Sur un marché très encombré, les acteurs qui seront en mesure de lever ces deux principaux freins en jouant le rôle de guichet unique s’ouvrent un potentiel de près de 20 milliards d’euros par an.

C’est l’une des conclusions phares à laquelle sont parvenus les consultants des Echos Etudes dans leur dernière publication « Le marché de la rénovation énergétique des logements » (décembre 2018).

Une priorité nationale

Le plan de rénovation énergétique des bâtiments annoncé début 2018 se met en place. La campagne FAIRE (Faciliter, Accompagner et Informer pour la Rénovation Energétique) a démarré en septembre 2018. 14 milliards d’euros d’aides seront mobilisés dans les 5 ans pour la rénovation de 500 000 logements par an.

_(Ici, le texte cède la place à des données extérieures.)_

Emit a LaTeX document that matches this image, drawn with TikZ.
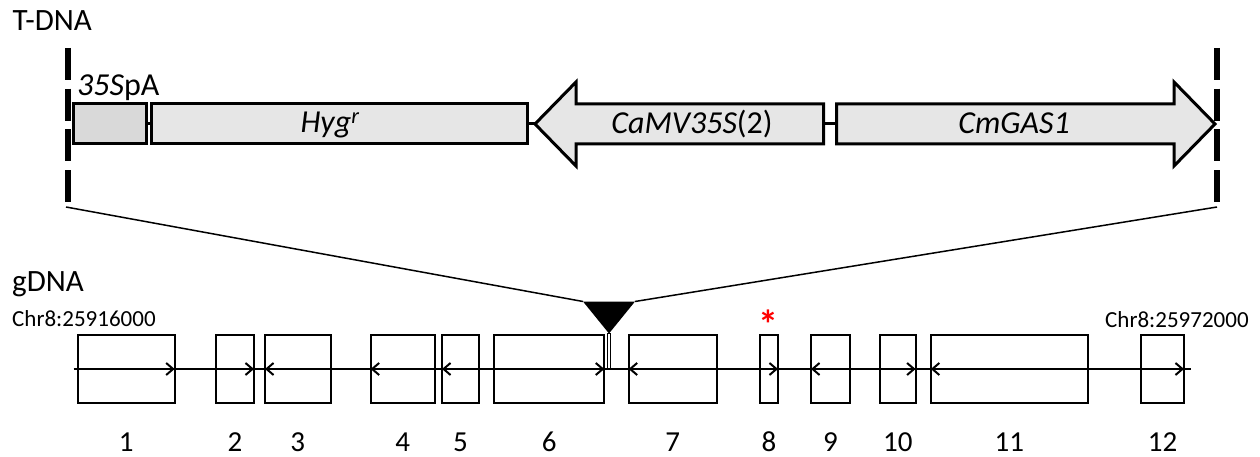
\documentclass[tikz,border=0pt]{standalone}
\usepackage{fontspec}
\setmainfont{Carlito}
\usetikzlibrary{arrows.meta}
\definecolor{partgray}{HTML}{E6E6E6}
\definecolor{pagray}{HTML}{D9D9D9}
\begin{document}
\begin{tikzpicture}[x=1pt,y=-1pt,
  title/.style={anchor=base west,inner sep=0,font=\fontsize{31}{36}\selectfont},
  chr/.style={anchor=base west,inner sep=0,font=\fontsize{23}{28}\selectfont},
  genelabel/.style={anchor=base,inner sep=0,font=\fontsize{32}{38}\selectfont},
  num/.style={anchor=base,inner sep=0,font=\fontsize{29}{34}\selectfont},
  exon/.style={draw,line width=2pt,minimum height=68pt,inner sep=0,outer sep=0},
  part/.style={draw,line width=3pt,fill=partgray,minimum height=40pt,inner sep=0,outer sep=0},
  partarrow/.style={draw,line width=3pt,fill=partgray,line join=miter},
  link/.style={line width=3pt},
  border/.style={line width=6pt,dash pattern=on 32pt off 8.67pt},
  fan/.style={line width=1.5pt},
  exarrow/.style={line width=2pt,-{Straight Barb[length=7pt,width=12pt]}},
  backbone/.style={line width=2pt},
]
\useasboundingbox (0,0) rectangle (1260,457);

% ---------- T-DNA ----------
\node[title] (tdna) at (12.5,31) {T-DNA};

\coordinate (dlt) at (68,48);
\coordinate (dlb) at (68,202);
\coordinate (drt) at (1216.5,48);
\coordinate (drb) at (1216.5,202);
\draw[border] (dlt) -- (dlb);
\draw[border] (drt) -- (drb);

\node[anchor=base west,inner sep=0,font=\fontsize{32}{38}\selectfont] (pal) at (77,96) {\textit{35S}pA};
\node[part,fill=pagray,minimum width=73pt] (pa) at (109.5,124) {};
\node[part,minimum width=376pt] (hyg) at (339,124) {};
\node[genelabel] (hygt) at (330,133) {\textit{Hyg\textsuperscript{r}}};

% CaMV35S(2) arrow (pointing left)
\coordinate (camvtip) at (535,124);
\coordinate (camvend) at (823.5,124);
\draw[partarrow] (camvtip) -- (576,82) -- (576,104) -- (823.5,104) -- (823.5,144)
  -- (576,144) -- (576,166) -- cycle;
\node[genelabel] (camvt) at (692,134) {\textit{CaMV35S}(2)};

% CmGAS1 arrow (pointing right)
\coordinate (gasstart) at (836.5,124);
\coordinate (gastip) at (1215,124);
\draw[partarrow] (836.5,104) -- (1174,104) -- (1174,82) -- (gastip) -- (1174,166)
  -- (1174,144) -- (836.5,144) -- cycle;
\node[genelabel] (gast) at (1014,134) {\textit{CmGAS1}};

\draw[link] (pa.east) -- (hyg.west);
\draw[link] (hyg.east) -- (camvtip);
\draw[link] (camvend) -- (gasstart);

% ---------- fan to insertion ----------
\coordinate (fanl) at (66,207);
\coordinate (fanr) at (1217,207);
\coordinate (tl) at (583,301.5);
\coordinate (tr) at (635,301.5);
\coordinate (tt) at (609,333.5);
\draw[fan] (fanl) -- (tl);
\draw[fan] (fanr) -- (tr);
\fill (tl) -- (tr) -- (tt) -- cycle;

% ---------- gDNA ----------
\node[title] (gdna) at (12,291) {gDNA};
\node[chr] (chrl) at (12,326) {Chr8:25916000};
\node[chr] (chrr) at (1105,327) {Chr8:25972000};

\coordinate (gs) at (73.5,369);
\coordinate (ge) at (1191,369);
\draw[backbone] (gs) -- (ge);

\node[exon,minimum width=97.1pt] (b1) at (126.15,369) {};
\node[exon,minimum width=38pt] (b2) at (235,369) {};
\node[exon,minimum width=65.6pt] (b3) at (297.8,369) {};
\node[exon,minimum width=64.1pt] (b4) at (402.65,369) {};
\node[exon,minimum width=36.8pt] (b5) at (460.4,369) {};
\node[exon,minimum width=110.3pt] (b6) at (549.15,369) {};
\node[exon,minimum width=88.4pt] (b7) at (672.8,369) {};
\node[exon,minimum width=18pt] (b8) at (769,369) {};
\node[exon,minimum width=39pt] (b9) at (830.5,369) {};
\node[exon,minimum width=35.6pt] (b10) at (897.8,369) {};
\node[exon,minimum width=157.2pt] (b11) at (1009.4,369) {};
\node[exon,minimum width=43pt] (b12) at (1162.5,369) {};

\draw[exarrow] (b1.west) -- (b1.east);
\draw[exarrow] (b2.west) -- (b2.east);
\draw[exarrow] (b3.east) -- (b3.west);
\draw[exarrow] (b4.east) -- (b4.west);
\draw[exarrow] (b5.east) -- (b5.west);
\draw[exarrow] (b6.west) -- (b6.east);
\draw[exarrow] (b7.east) -- (b7.west);
\draw[exarrow] (b8.west) -- (b8.east);
\draw[exarrow] (b9.east) -- (b9.west);
\draw[exarrow] (b10.west) -- (b10.east);
\draw[exarrow] (b11.east) -- (b11.west);
\draw[exarrow] (b12.west) -- (b12.east);

% insertion stem
\draw[line width=0.8pt,fill=white] (607.5,333.5) rectangle (610.5,368);

% mutation mark
\node[anchor=base,inner sep=0,text=red,font=\fontsize{40}{46}\selectfont\bfseries] (star) at (768.5,338) {*};

% exon numbers
\node[num] (n1) at (b1.center |- 0,451) {1};
\node[num] (n2) at (b2.center |- 0,451) {2};
\node[num] (n3) at (b3.center |- 0,451) {3};
\node[num] (n4) at (b4.center |- 0,451) {4};
\node[num] (n5) at (b5.center |- 0,451) {5};
\node[num] (n6) at (b6.center |- 0,451) {6};
\node[num] (n7) at (b7.center |- 0,451) {7};
\node[num] (n8) at (b8.center |- 0,451) {8};
\node[num] (n9) at (b9.center |- 0,451) {9};
\node[num] (n10) at (b10.center |- 0,451) {10};
\node[num] (n11) at (b11.center |- 0,451) {11};
\node[num] (n12) at (b12.center |- 0,451) {12};
\end{tikzpicture}
\end{document}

L’enjeu est de taille : 27 à 29 millions de logements ont une étiquette énergétique de D ou moins alors que les prix des énergies flambent. Sur les dix dernières années, à l’exception du fioul, toutes les autres énergies ont augmenté deux à trois fois plus vite que l’inflation.

Lutter contre la précarité énergétique devient une urgence quand on sait qu’elle concerne 7 millions de Français. Le remplacement des équipements les moins performants est aussi une priorité dans un secteur qui émet, chaque année, près de 61 millions de tonnes de CO2.

Et pourtant, l’ambition n’est pas nouvelle. Déjà, le PREH (Plan de rénovation énergétique de l’habitat) lancé en 2012, fixait les mêmes objectifs sans y parvenir. Selon l’estimation des Echos Etudes, entre 310 000 et 340 000 logements ont fait l’objet de travaux de rénovation énergétique en 2017. Autant dire que le compte n’y est pas…

Intensifier le soutien

Le principal frein au décollage du marché reste le coût des travaux. Pour une rénovation énergétique efficace, il faut compter plus de 25 000 euros en moyenne, pour un temps de retour sur investissement qui se situe plutôt entre 15 et 25 ans.

Des chiffres qui ont de quoi faire hésiter les ménages. Même les plus convaincus décalent leurs dépenses ou ne réalisent qu’une partie des travaux nécessaires.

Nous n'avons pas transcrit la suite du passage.